Defenders of Mt. Starica charged for their activism. From left to right Mladen Vladic, Vladimir Bozic and Nenad Kovacevic. Photo: Just Finance International January (2024).

Three Serbian environmental activists are charged with intolerance and violence, two years after their involvement in a protest against a Chinese mining company in the village of Majdanpek. The activists maintain their innocence, asserting that their demonstration was a peaceful effort to oppose hazardous mining operations that threaten both human lives and the environment.

In the summer of 2022, more than 100 individuals gathered at Mt. Starica, near Majdanpek, to protest against Zijin Mining, a Chinese company conducting blasting operations on the mountain above the village. The protesters aimed to halt these activities, fearing that the blasting would increase the community’s exposure to toxic dust from the extensive mining operations in the area. They also accused Serbia Zijin Copper of illegally operating on state land without the right to expropriate it.

For four months, the activists successfully impeded Zijin’s operations at Mt. Starica, an act referred to as the ‘Battle for Starica’. However, their efforts ended when police forcibly removed them from the mountainside, allowing the Chinese company to resume blasting. Subsequent rockfalls from the mountain damaged houses in the village.

Following the protest, three activists were interrogated by police, beaten, and imprisoned for one month on unclear charges. Their families received little information about their whereabouts or the reasons for their detention.

Now, two years later, these activists face charges of damaging other people’s property and by committing violence against Chinese workers. In an indictment read by Just Finance International, Serbian Public Prosecutor Ksenija Branković accused the activists of damaging property and inciting national and racial intolerance toward Chinese residents and workers in Serbia.

The activists deny all these charges, calling the indictment absurd. They insist they did not destroy any machinery, engage in racist behavior, or use violence. Instead, they claim they were subjected to police brutality and arbitrary detention. They believe the charges are an attempt by the Serbian government to silence their activism. 

“Instead of supporting this brave fight for the protection of nature and the rights of the local community,” one activist wrote in response to the indictment, “the government chose to implement a humiliating scenario of arrest and exile.” 

The Chinese mining company Zijin has been Serbia’s strategic partner since 2018, operating the copper and gold mines in Bor and Majdanpek, which house some of Europe’s largest deposits. The contract between Serbia and Zijin remains undisclosed, raising questions about the legality of the operations at Mt. Starica.

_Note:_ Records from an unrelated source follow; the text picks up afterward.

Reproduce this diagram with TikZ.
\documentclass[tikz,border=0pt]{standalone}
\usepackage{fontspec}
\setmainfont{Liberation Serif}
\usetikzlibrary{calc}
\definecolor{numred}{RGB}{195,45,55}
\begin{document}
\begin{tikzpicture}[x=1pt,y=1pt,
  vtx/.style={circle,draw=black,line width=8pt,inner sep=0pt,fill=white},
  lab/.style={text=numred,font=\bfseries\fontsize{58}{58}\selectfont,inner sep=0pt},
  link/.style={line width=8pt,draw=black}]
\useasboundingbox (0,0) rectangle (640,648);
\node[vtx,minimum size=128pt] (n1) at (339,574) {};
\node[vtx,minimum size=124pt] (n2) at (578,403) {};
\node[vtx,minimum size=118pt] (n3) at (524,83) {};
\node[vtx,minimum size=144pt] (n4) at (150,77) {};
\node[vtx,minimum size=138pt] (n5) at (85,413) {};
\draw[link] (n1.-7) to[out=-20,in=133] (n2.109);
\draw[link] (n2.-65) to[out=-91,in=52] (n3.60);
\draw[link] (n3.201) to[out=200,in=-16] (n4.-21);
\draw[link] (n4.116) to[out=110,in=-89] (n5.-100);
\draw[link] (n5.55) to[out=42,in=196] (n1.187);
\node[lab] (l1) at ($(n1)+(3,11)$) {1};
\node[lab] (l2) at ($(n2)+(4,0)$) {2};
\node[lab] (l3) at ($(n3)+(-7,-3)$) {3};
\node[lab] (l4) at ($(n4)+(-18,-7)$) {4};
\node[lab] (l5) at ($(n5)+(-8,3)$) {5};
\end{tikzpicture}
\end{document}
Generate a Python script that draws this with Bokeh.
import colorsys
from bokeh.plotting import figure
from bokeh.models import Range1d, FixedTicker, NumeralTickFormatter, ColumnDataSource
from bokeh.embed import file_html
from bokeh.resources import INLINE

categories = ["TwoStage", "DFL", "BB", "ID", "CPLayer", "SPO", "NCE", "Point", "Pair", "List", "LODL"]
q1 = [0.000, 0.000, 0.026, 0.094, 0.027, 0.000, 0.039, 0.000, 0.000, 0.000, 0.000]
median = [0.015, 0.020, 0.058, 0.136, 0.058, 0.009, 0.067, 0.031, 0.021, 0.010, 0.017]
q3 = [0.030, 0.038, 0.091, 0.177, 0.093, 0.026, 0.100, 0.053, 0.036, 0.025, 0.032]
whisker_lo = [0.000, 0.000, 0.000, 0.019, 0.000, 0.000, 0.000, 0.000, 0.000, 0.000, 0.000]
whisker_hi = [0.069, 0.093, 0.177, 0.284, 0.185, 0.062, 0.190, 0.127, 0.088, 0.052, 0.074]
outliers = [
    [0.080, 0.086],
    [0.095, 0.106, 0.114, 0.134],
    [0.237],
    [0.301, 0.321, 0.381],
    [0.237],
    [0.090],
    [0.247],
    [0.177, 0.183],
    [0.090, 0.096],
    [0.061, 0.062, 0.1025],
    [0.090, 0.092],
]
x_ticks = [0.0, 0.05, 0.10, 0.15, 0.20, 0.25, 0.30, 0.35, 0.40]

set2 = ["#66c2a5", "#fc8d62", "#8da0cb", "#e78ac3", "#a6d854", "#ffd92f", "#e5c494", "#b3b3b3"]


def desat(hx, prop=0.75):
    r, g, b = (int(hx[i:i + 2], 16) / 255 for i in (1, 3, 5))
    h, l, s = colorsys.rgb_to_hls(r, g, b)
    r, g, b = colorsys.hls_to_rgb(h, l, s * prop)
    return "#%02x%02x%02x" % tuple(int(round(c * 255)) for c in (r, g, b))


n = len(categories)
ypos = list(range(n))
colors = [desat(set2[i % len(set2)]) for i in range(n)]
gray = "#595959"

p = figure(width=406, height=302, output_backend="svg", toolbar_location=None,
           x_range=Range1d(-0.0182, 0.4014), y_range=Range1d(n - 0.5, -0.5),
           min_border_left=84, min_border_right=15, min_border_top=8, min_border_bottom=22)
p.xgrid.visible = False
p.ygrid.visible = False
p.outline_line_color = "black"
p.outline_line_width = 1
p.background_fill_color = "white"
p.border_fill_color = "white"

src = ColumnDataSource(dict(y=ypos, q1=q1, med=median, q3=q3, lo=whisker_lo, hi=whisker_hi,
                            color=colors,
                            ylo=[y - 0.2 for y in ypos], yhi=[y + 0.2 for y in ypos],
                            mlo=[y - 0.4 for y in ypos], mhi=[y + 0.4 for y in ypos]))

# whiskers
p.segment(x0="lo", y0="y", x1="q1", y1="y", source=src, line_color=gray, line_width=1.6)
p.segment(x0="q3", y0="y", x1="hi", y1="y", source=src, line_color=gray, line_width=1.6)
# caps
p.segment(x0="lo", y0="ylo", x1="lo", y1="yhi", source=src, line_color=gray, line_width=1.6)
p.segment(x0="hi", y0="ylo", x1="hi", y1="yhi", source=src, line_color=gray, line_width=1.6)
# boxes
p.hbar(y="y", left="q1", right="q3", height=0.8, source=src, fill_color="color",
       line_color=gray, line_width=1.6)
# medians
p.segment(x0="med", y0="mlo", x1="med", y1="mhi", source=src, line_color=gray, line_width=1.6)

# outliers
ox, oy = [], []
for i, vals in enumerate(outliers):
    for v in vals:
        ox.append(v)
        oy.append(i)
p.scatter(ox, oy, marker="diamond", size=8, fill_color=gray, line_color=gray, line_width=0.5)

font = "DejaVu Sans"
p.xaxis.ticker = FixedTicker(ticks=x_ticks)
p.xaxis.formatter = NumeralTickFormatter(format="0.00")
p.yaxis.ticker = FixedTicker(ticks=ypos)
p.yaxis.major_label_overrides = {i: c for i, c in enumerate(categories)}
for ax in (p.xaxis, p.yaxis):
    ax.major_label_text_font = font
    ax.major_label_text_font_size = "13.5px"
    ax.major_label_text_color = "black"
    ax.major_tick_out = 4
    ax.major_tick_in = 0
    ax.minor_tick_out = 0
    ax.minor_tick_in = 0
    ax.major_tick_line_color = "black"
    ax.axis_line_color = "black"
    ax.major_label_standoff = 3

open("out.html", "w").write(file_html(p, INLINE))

Open pit mine JUZNI REVIR in Majdanpek. Photo: Just Finance International (January 2024)

The case has previously drawn the attention of the United Nations. In March 2023, several independent human rights experts appointed by the UN Human Rights Council addressed allegations of arbitrary detentions and police violence against the activists. The UN experts requested that the Serbian government respond to these accusations within 60 days.

Among their inquiries, the UN experts sought clarification on how Serbia ensured the activists’ due process rights. These include the right to a fair and public hearing by an independent and impartial tribunal and adequate time and facilities to prepare their defense.

Serbia’s response to the UN experts denied all allegations of human rights violations. Instead, the government accused the activists of injuring a Chinese worker, damaging machinery belonging to the Chinese company, and using illegal drugs. Serbia also claimed that the excavations on Mt. Starica were conducted to protect the village from falling rocks.

Mountain Mt. Starica which was epicenter of confrontation between citizens and Chinese company, Part of mountain is missing due the excessive use of dynamite. Photo: Just Finance International (January 2024)

The activists vehemently disputed the Serbian government’s claims, accusing it of misleading the UN experts. They maintained that the excavations began without safety precautions or public announcement and were solely for the exploitation of copper, silver, and gold. To support their argument, the activists pointed to a lawsuit from 2022 signed by Zijin’s general director, which stated that “the activists are preventing the company from exploiting copper, silver and gold ore” on plot 624/1 KO Majdanpek. 

Since Zijin Mining and Zijin Copper commenced operations in Bor and Majdanpek in 2018, production has surged, accompanied by increased environmental concerns. The company has faced numerous lawsuits for expropriating private land without permits and violating environmental regulations.

Just Finance International has previously criticized the Serbian government for weakening legal frameworks and transparency concerning Chinese investments and lending.